L’autre phénomène qui ne manque pas de gravité est lié, selon notre interlocuteur, à l’insouciance des touristes et randonneurs imprudents qui défigurent littéralement le milieu naturel.

“La randonnée est aujourd’hui un véritable phénomène de société. Aller à la recherche de l’air pur et se ressourcer en pleine nature, c’est bien. Ce qui est en revanche déplorable c’est le fait de ne pas préserver le milieu naturel. Les barbecues qui se multiplient ici et là sont devenus un véritable danger. Je peux vous assurer qu’ils sont derrière le départ de plusieurs feux de forêt”, témoigne-t-il, en désignant, cette fois, les campeurs qui mettent en danger autant la faune que la flore.

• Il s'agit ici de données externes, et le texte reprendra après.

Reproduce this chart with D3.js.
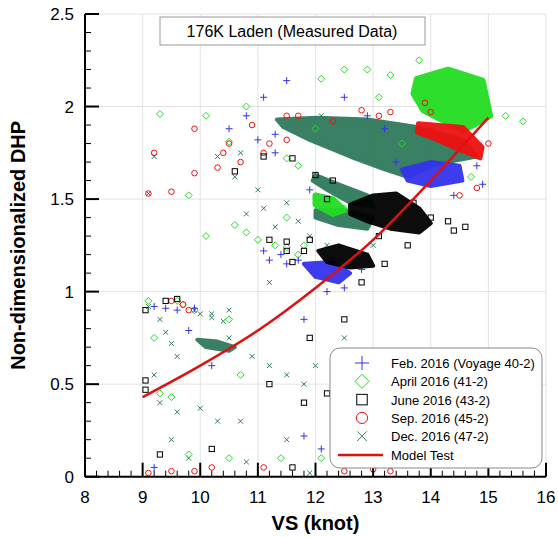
<!DOCTYPE html>
<html><head><meta charset="utf-8">
<script src="https://cdn.jsdelivr.net/npm/d3@7"></script>
<style>body{margin:0;background:#fff}svg{font-family:Arial,"Liberation Sans",sans-serif}</style>
</head><body><svg id="c" width="558" height="537"></svg>
<script>
const xTicks=[8,9,10,11,12,13,14,15,16];
const yTicks=[0,0.5,1,1.5,2,2.5];
const seriesNames=["Feb. 2016 (Voyage 40-2)","April 2016 (41-2)","June 2016 (43-2)","Sep. 2016 (45-2)","Dec. 2016 (47-2)"];
const modelTest=[[9,0.43],[10,0.6],[11,0.79],[12,1.02],[13,1.28],[14,1.6],[15,1.94]];
// dense regions (outlines of point clouds)
const febDense=[[[13.5,1.66],[14.0,1.70],[14.5,1.68],[14.55,1.6],[14.0,1.57],[13.6,1.6]],[[11.8,1.15],[12.3,1.16],[12.6,1.1],[12.4,1.05],[12.0,1.08]]];
const aprDense=[[[13.76,2.15],[14.3,2.2],[14.9,2.14],[15.03,1.95],[14.56,1.87],[13.87,1.98],[13.7,2.07]],[[12.0,1.52],[12.3,1.5],[12.5,1.44],[12.3,1.42],[12.0,1.47]]];
const junDense=[[[12.6,1.47],[13.0,1.52],[13.4,1.53],[13.8,1.45],[14.0,1.37],[13.8,1.32],[13.3,1.34],[12.9,1.38],[12.6,1.42]],[[12.05,1.22],[12.4,1.25],[12.9,1.2],[13.0,1.14],[12.6,1.13],[12.2,1.16]]];
const sepDense=[[[13.78,1.91],[14.56,1.89],[14.9,1.78],[14.86,1.72],[14.46,1.77],[14.1,1.82],[13.76,1.86]]];
const decDense=[[[11.33,1.93],[12.03,1.94],[12.9,1.93],[13.76,1.89],[14.56,1.82],[14.8,1.73],[14.1,1.69],[13.6,1.62],[13.2,1.66],[12.6,1.73],[11.9,1.82],[11.44,1.89]],
 [[12.0,1.63],[12.4,1.58],[12.9,1.52],[13.0,1.46],[12.6,1.48],[12.2,1.55],[11.95,1.6]],
 [[12.0,1.44],[12.5,1.44],[13.0,1.40],[12.9,1.34],[12.4,1.36],[12.0,1.40]],
 [[9.95,0.74],[10.3,0.73],[10.6,0.70],[10.5,0.68],[10.1,0.70]]];
const febPts=[[9.2,0.92],[9.4,0.91],[9.6,0.9],[9.9,0.91],[9.8,0.79],[10.5,1.88],[10.8,1.95],[11.1,2.05],[11.3,1.85],[11.0,1.82],[11.3,1.75],[11.5,2.14],[11.9,1.55],[11.1,1.22],[11.2,1.17],[11.5,1.15],[11.7,1.17],[11.4,1.2],[12.5,2.05],[12.9,1.95],[13.2,1.88],[14.8,1.68],[14.9,1.58],[14.4,1.52],[13.6,1.47],[12.2,1.0],[12.5,1.02],[11.8,0.85],[9.2,0.05],[13.4,1.7],[11.8,0.22],[12.1,0.15],[10.2,0.6],[12.8,1.12],[12.3,1.18]];
const aprPts=[[9.1,0.95],[9.2,0.75],[9.6,0.95],[9.7,0.93],[9.9,0.9],[9.3,0.45],[9.5,0.43],[10.5,0.85],[10.1,1.3],[10.6,1.36],[10.8,1.32],[11.0,1.28],[11.3,1.25],[11.5,1.24],[11.7,1.2],[11.8,1.25],[11.5,1.4],[10.1,1.95],[10.5,1.81],[10.8,2.0],[11.7,1.68],[11.5,1.72],[9.3,1.96],[9.8,1.52],[12.1,2.15],[12.5,2.2],[12.9,2.2],[13.3,2.17],[13.8,2.25],[12.2,1.5],[12.5,1.45],[12.1,0.1],[11.4,0.1],[10.5,0.1],[10.7,0.55],[9.8,0.12],[15.6,1.92],[15.3,1.95],[14.7,1.62],[13.5,1.8],[12.0,1.88],[13.1,2.05]];
const junPts=[[9.05,0.47],[9.05,0.52],[9.05,0.9],[9.4,0.95],[9.6,0.96],[10.6,1.65],[11.1,1.73],[11.6,1.72],[12.0,1.63],[12.3,1.6],[11.9,1.28],[11.5,1.22],[11.5,1.27],[11.2,1.28],[11.6,1.16],[11.8,1.22],[12.2,1.5],[13.7,1.48],[14.0,1.4],[14.3,1.38],[14.6,1.35],[14.4,1.33],[13.6,1.25],[13.2,1.15],[12.8,1.05],[12.5,0.85],[11.9,0.75],[11.2,0.5],[11.8,0.4],[12.2,0.45],[10.2,0.15],[9.3,0.12],[11.6,0.05],[13.1,1.3]];
const sepPts=[[9.1,1.53],[9.2,1.75],[9.5,1.54],[9.9,1.64],[9.9,1.88],[10.3,1.67],[10.4,1.75],[10.5,1.8],[10.7,1.7],[11.1,1.75],[11.2,1.8],[11.5,1.82],[11.5,1.95],[11.7,1.95],[10.9,1.9],[12.3,1.92],[12.8,1.98],[13.1,1.95],[13.3,1.97],[14.8,1.56],[14.5,1.52],[15.0,1.8],[9.5,0.95],[9.7,0.93],[9.8,0.9],[9.1,0.02],[9.5,0.03],[9.9,0.03],[10.2,0.05],[11.1,0.05],[12.5,0.03],[13.0,0.04],[13.3,0.03],[14.0,1.97],[13.9,2.02]];
const decPts=[[9.1,0.92],[9.3,0.85],[9.4,0.78],[9.5,0.72],[9.6,0.65],[9.2,0.55],[9.3,0.4],[9.6,0.35],[10.0,0.37],[10.3,0.3],[9.5,0.2],[9.8,0.1],[10.8,0.08],[11.9,0.02],[9.1,1.53],[9.2,1.73],[10.3,1.73],[10.7,1.75],[10.6,1.62],[11.0,1.55],[11.1,1.45],[10.8,1.42],[11.5,1.48],[11.3,1.35],[11.7,1.38],[11.9,1.3],[11.2,1.05],[10.5,0.75],[10.9,0.65],[11.2,0.6],[11.5,0.55],[11.8,0.5],[12.0,0.6],[12.5,0.75],[10.7,0.3],[11.5,0.2],[10.5,0.9],[10.2,0.88],[12.2,1.25],[13.0,1.25],[12.1,1.95],[9.9,0.9],[10.0,0.88],[10.2,0.86],[10.4,0.84]];

const colors=["#3333ee","#22dd22","#000000","#ee1111","#2f7a5c"];
const svg=d3.select("#c");
const x=d3.scaleLinear().domain([8,16]).range([85,546]);
const y=d3.scaleLinear().domain([0,2.5]).range([476.7,14]);
// grid
svg.append("g").selectAll("line").data(xTicks.slice(1)).join("line").attr("x1",d=>x(d)).attr("x2",d=>x(d)).attr("y1",y(2.5)).attr("y2",y(0)).attr("stroke","#e2e2e2");
svg.append("g").selectAll("line").data(yTicks.slice(1)).join("line").attr("x1",x(8)).attr("x2",x(16)).attr("y1",d=>y(d)).attr("y2",d=>y(d)).attr("stroke","#e2e2e2");
// title box
svg.append("rect").attr("x",160).attr("y",17).attr("width",265).attr("height",28).attr("fill","#fff").attr("stroke","#999");
svg.append("text").attr("x",292).attr("y",37).attr("text-anchor","middle").attr("font-size",16).text("176K Laden (Measured Data)");
const sym={
 0:d3.symbol().type(d3.symbolCross).size(40),
};
function marker(g,i,px,py,s){
 const c=colors[i];
 if(i===0){g.append("path").attr("d",`M${px-s},${py}H${px+s}M${px},${py-s}V${py+s}`).attr("stroke",c).attr("stroke-width",1);}
 else if(i===1){g.append("path").attr("d",`M${px},${py-s}L${px+s},${py}L${px},${py+s}L${px-s},${py}Z`).attr("stroke",c).attr("fill","none");}
 else if(i===2){g.append("rect").attr("x",px-s*0.75).attr("y",py-s*0.75).attr("width",s*1.5).attr("height",s*1.5).attr("stroke",c).attr("fill","none");}
 else if(i===3){g.append("circle").attr("cx",px).attr("cy",py).attr("r",s*0.8).attr("stroke",c).attr("fill","none");}
 else {const t=s*0.7;g.append("path").attr("d",`M${px-t},${py-t}L${px+t},${py+t}M${px-t},${py+t}L${px+t},${py-t}`).attr("stroke",c);}
}
const dense=[febDense,aprDense,junDense,sepDense,decDense];
const pts=[febPts,aprPts,junPts,sepPts,decPts];
const order=[4,1,0,3,2];
const line=d3.line().x(d=>x(d[0])).y(d=>y(d[1])).curve(d3.curveLinearClosed);
const plot=svg.append("g");
order.forEach(i=>{
 const g=plot.append("g");
 dense[i].forEach(p=>g.append("path").attr("d",line(p)).attr("fill",colors[i]).attr("stroke",colors[i]).attr("stroke-width",i===1?6:4).attr("stroke-linejoin","round").attr("opacity",0.95));
 pts[i].forEach(d=>marker(g,i,x(d[0]),y(d[1]),3.5));
});
plot.append("path").attr("d",d3.line().curve(d3.curveMonotoneX).x(d=>x(d[0])).y(d=>y(d[1]))(modelTest)).attr("fill","none").attr("stroke","#dd1111").attr("stroke-width",2.5);
// axes
const ax=svg.append("g").attr("stroke","#000");
ax.append("line").attr("x1",x(8)).attr("x2",x(16)).attr("y1",y(0)).attr("y2",y(0)).attr("stroke-width",2);
ax.append("line").attr("x1",x(8)).attr("x2",x(8)).attr("y1",y(0)).attr("y2",y(2.5)).attr("stroke-width",2);
const minorX=d3.range(8,16.01,0.2), minorY=d3.range(0,2.501,0.1);
ax.selectAll(".mx").data(minorX).join("line").attr("x1",d=>x(d)).attr("x2",d=>x(d)).attr("y1",y(0)).attr("y2",d=>y(0)-(Math.abs(d-Math.round(d))<1e-6?14:6)).attr("stroke-width",d=>Math.abs(d-Math.round(d))<1e-6?2:1);
ax.selectAll(".my").data(minorY).join("line").attr("y1",d=>y(d)).attr("y2",d=>y(d)).attr("x1",x(8)).attr("x2",d=>x(8)+(Math.abs(d*2-Math.round(d*2))<1e-6?14:6)).attr("stroke-width",d=>Math.abs(d*2-Math.round(d*2))<1e-6?2:1);
svg.append("g").selectAll("text").data(xTicks).join("text").attr("x",d=>x(d)).attr("y",503).attr("text-anchor","middle").attr("font-size",17).text(d=>d);
svg.append("g").selectAll("text").data(yTicks).join("text").attr("x",74).attr("y",d=>y(d)+6).attr("text-anchor","end").attr("font-size",17).text(d=>d);
svg.append("text").attr("x",x(12)).attr("y",530).attr("text-anchor","middle").attr("font-size",20).attr("font-weight","bold").text("VS (knot)");
svg.append("text").attr("transform",`translate(25,${y(1.25)}) rotate(-90)`).attr("text-anchor","middle").attr("font-size",20).attr("font-weight","bold").text("Non-dimensionalized DHP");
// legend
const lg=svg.append("g");
lg.append("rect").attr("x",330).attr("y",348).attr("width",212).attr("height",120).attr("rx",10).attr("fill","#fff").attr("stroke","#888");
seriesNames.forEach((n,i)=>{
 const yy=363+i*18.3;
 marker(lg,i,362,yy,7);
 lg.append("text").attr("x",391).attr("y",yy+5).attr("font-size",13).text(n);
});
lg.append("line").attr("x1",338).attr("x2",383).attr("y1",455).attr("y2",455).attr("stroke","#dd1111").attr("stroke-width",2.5);
lg.append("text").attr("x",391).attr("y",460).attr("font-size",13).text("Model Test");
</script></body></html>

“Il y a un mois à peine, il nous a fallu faire appel à l’armée et à la gendarmerie pour faire décamper plusieurs groupes de personnes qui avaient élu domicile en pleine forêt dans une zone protégée”, regrette-t-il.

Les facteurs aggravants des feux de forêt ne se limitent pas uniquement à ces aspects. L’abandon de l’agriculture vivrière et la perte des savoirs ancestraux, en Kabylie notamment, ont également contribué à la multiplication des incendies.

“Dans le contexte des grands incendies et surtout des pertes humaines et des dégâts matériels, le rôle de l’abandon des terres est bien établi. Ce phénomène est flagrant en Kabylie, le déplacement des populations vers les centres urbains, le morcellement des parcelles agricoles qui les a rendues peu rentables, l’accroissement linéaire le long des routes des zones bâties en milieu rural constituent des facteurs d’aggravation des incendies”, affirme Menad Beddek, docteur en biodiversité et écologie, en appelant par ailleurs, à reconcevoir totalement notre rapport à la nature.

“La conservation de la biodiversité en Algérie n’a pas la place qu’elle mérite. J’attire l’attention des universitaires et des pouvoirs publics sur l’impérieux besoin de produire les connaissances de base sur la flore et la faune de l’Algérie. Nous avons un retard considérable, il est temps de former des naturalistes et de les charger de dresser l’inventaire le plus complet de la biodiversité. Il faudrait faire le point sur ce que nous connaissons et ce que nous devons connaître en priorité”, soutient-il.